Esa fue la pregunta de Yamid Amat en una reciente entrevista sobre el Reporte Anual sobre Estrategias para el Control Internacional de los Narcóticos del Departamento de Estado de EE. UU., y sobre nuestra propuesta de los Frentes Solidarios de Seguridad y Paz.
Mi respuesta, ante el preocupante escenario actual de violencia, fue casi automática: “Con este informe, no sabemos para dónde vamos”.
Ahora bien, la pregunta no se entiende sin cifras. Según la medición conservadora del Sistema de la ONU, el SIMCI, en 2020 Colombia tenía 143.000 hectáreas de coca, 204.000 en 2021 y 230.000 en 2022. Aún no hay cifras de 2023, pero tampoco señales del quiebre de la tendencia incremental.
¿Dónde estamos entonces?
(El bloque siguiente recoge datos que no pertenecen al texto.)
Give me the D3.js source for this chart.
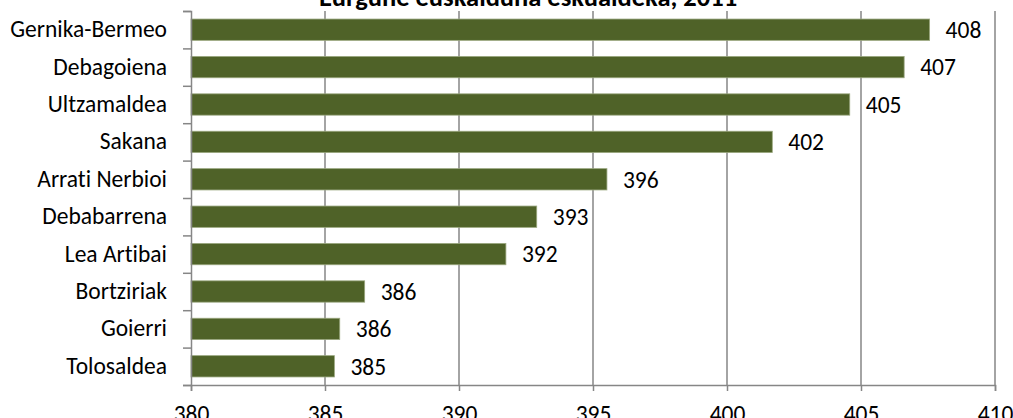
<!DOCTYPE html>
<html>
<head>
<meta charset="utf-8">
<script src="https://cdn.jsdelivr.net/npm/d3@7"></script>
<style>
    body { margin: 0; background: #fff; }
    svg { display: block; }
    svg text { font-family: Carlito, Lato, "Open Sans", sans-serif; font-variant-ligatures: none; }
</style>
</head>
<body>
<div id="chart"></div>
<script>
// regions, top to bottom
const CATEGORIES = ['Gernika-Bermeo', 'Debagoiena', 'Ultzamaldea', 'Sakana', 'Arrati Nerbioi',
    'Debabarrena', 'Lea Artibai', 'Bortziriak', 'Goierri', 'Tolosaldea'];

const VALUES = [407.56, 406.61, 404.58, 401.69, 395.52, 392.9, 391.75, 386.48, 385.55, 385.35];

// labels printed next to the bars
const LABELS = [408, 407, 405, 402, 396, 393, 392, 386, 386, 385];

const X_TICKS = [380, 385, 390, 395, 400, 405, 410];

const TITLE = 'Eurgune euskalduna eskualdeka, 2011';

const FONT_SIZE = 23.5;

let margin = {top: 11, right: 18, bottom: 33, left: 191};
let width = 1013 - margin.left - margin.right;
let height = 418 - margin.top - margin.bottom;

let svg = d3.select('#chart').append('svg')
    .attr('width', 1013)
    .attr('height', 418);

let g = svg.append('g')
    .attr('transform', 'translate(' + margin.left + ',' + margin.top + ')');

let x = d3.scaleLinear().domain([380, 410]).range([0, width]);
let y = d3.scaleBand().domain(CATEGORIES).range([0, height])
    .paddingInner(0.43).paddingOuter(0.215);
// category boundaries, for the little ticks on the left axis
let yEdge = d3.scaleLinear().domain([0, CATEGORIES.length]).range([0, height]);

// vertical gridlines
g.append('g')
    .selectAll('line')
    .data(X_TICKS.slice(1))
    .join('line')
    .attr('x1', d => x(d)).attr('x2', d => x(d))
    .attr('y1', 0).attr('y2', height)
    .attr('stroke', '#868686')
    .attr('stroke-width', 1.5);

// bars
let data = CATEGORIES.map((c, i) => ({name: c, value: VALUES[i], label: LABELS[i]}));

g.append('g')
    .selectAll('rect')
    .data(data)
    .join('rect')
    .attr('x', x(380))
    .attr('y', d => y(d.name))
    .attr('width', d => x(d.value) - x(380))
    .attr('height', y.bandwidth())
    .attr('fill', '#4f6228')
    .attr('stroke', '#9aa77f')
    .attr('stroke-width', 0.8);

// value labels
g.append('g')
    .selectAll('text')
    .data(data)
    .join('text')
    .attr('x', d => x(d.value) + 16)
    .attr('y', d => y(d.name) + y.bandwidth() / 2)
    .attr('dy', '0.35em')
    .attr('font-size', FONT_SIZE)
    .attr('fill', '#000')
    .text(d => d.label);

// x axis
let xAxis = g.append('g')
    .attr('transform', 'translate(0,' + height + ')')
    .call(d3.axisBottom(x).tickValues(X_TICKS).tickSize(6).tickPadding(14));

// y axis: line + boundary ticks
let yAxis = g.append('g')
    .call(d3.axisLeft(yEdge).tickValues(d3.range(CATEGORIES.length + 1)).tickSize(8).tickFormat(''));
yAxis.selectAll('text').remove();

// category labels
let yLabels = g.append('g')
    .call(d3.axisLeft(y).tickSize(0).tickPadding(24));
yLabels.select('.domain').remove();

[xAxis, yAxis, yLabels].forEach(a => {
    a.attr('font-family', null).attr('font-size', null);
    a.selectAll('text').attr('font-size', FONT_SIZE).attr('fill', '#000');
    a.selectAll('.domain, .tick line').attr('stroke', '#868686').attr('stroke-width', 1.5);
});

// title, clipped at the top like in the original
svg.append('text')
    .attr('x', 528)
    .attr('y', 6)
    .attr('text-anchor', 'middle')
    .attr('font-size', 26.5)
    .attr('font-weight', 'bold')
    .text(TITLE);
</script>
</body>
</html>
En medio de una ola de violencia generada por grupos armados ilegales de toda laya, sometiendo a la población y enfrentados por el control territorial para proteger el narcotráfico y sus rentas ilícitas derivadas.
La semana anterior señalé la advertencia del Informe de Derechos Humanos de la ONU, sobre la pérdida de gobernabilidad derivada del control de los bandidos en los territorios, y esta semana se recibió el Reporte Anual sobre Control de Narcóticos del Departamento de Estado de EE. UU, que apela, como el de la ONU, a un lenguaje diplomático a dos bandas, con el reconocimiento a las políticas del Gobierno, pero también un duro cuestionamiento a sus resultados.
En efecto, el Reporte reconoce aumentos en interdicción y destrucción de laboratorios, y resalta el enfoque y objetivos de la actual política antidrogas, que apunta a reorientar hacia actividades lícitas a 50.000 pequeños productores de coca, para reducir así 90.000 hectáreas para 2026.
Sin embargo, el Departamento de Estado señala aspectos negativos sustanciales, comenzando por el aumento continuado de los cultivos y la necesidad, para detener esa tendencia, de fortalecer la seguridad y emprender políticas sostenidas de desarrollo rural, planteamiento que coincide con nuestra consigna de que “La paz pasa por la recuperación del campo”.
Adicionalmente, señala que el Gobierno menospreció la erradicación forzosa, lo cual generó una caída del 70%, con apenas 20.000 hectáreas en 2023; y de contera, agrega que no hay claridad en los recursos para la política de drogas, ni un mecanismo de coordinación de alto nivel para su implementación, sobre todo en territorios con débil presencia institucional.
Entonces…, ¿qué hacer? En principio, la responsabilidad de garantizar la seguridad es del Estado, pero es también un derecho y un deber ciudadano participar en nuestra propia seguridad, premisa en la que se inscriben los Frentes Solidarios de Seguridad y Paz, sobre los cuales insisto:
No son una novedad, pues ya existen más de 33.000 en todo el país como parte de una política de vieja data de la Policía Nacional.
No son la resurrección de las Convivir, pues respetan el monopolio de las armas en cabeza del Estado y se basan en la colaboración pacífica con las autoridades, a partir de tecnologías de información y comunicaciones.
No se limitan a una colaboración esporádica con la Fuerza Pública, sino a la articulación cercana con las autoridades locales civiles y militares, es decir, también con el alcalde, el personero, el fiscal y el juez.
No son solamente de ganaderos, sino ojalá de todos los sectores agropecuarios y actividades rurales: comercio, transporte, vecindad veredal, etc., razón por la que presenté la iniciativa al Consejo Gremial Nacional.
Y finalmente, son un asunto de igualdad. Si los Frentes de Seguridad urbanos son calificados de legítima colaboración con las autoridades, ¿por qué los rurales son tildados de paramilitarismo?
Solo cuando Colombia abandone la estigmatización y los odios infundados, podrá avanzar en el camino hacia la paz.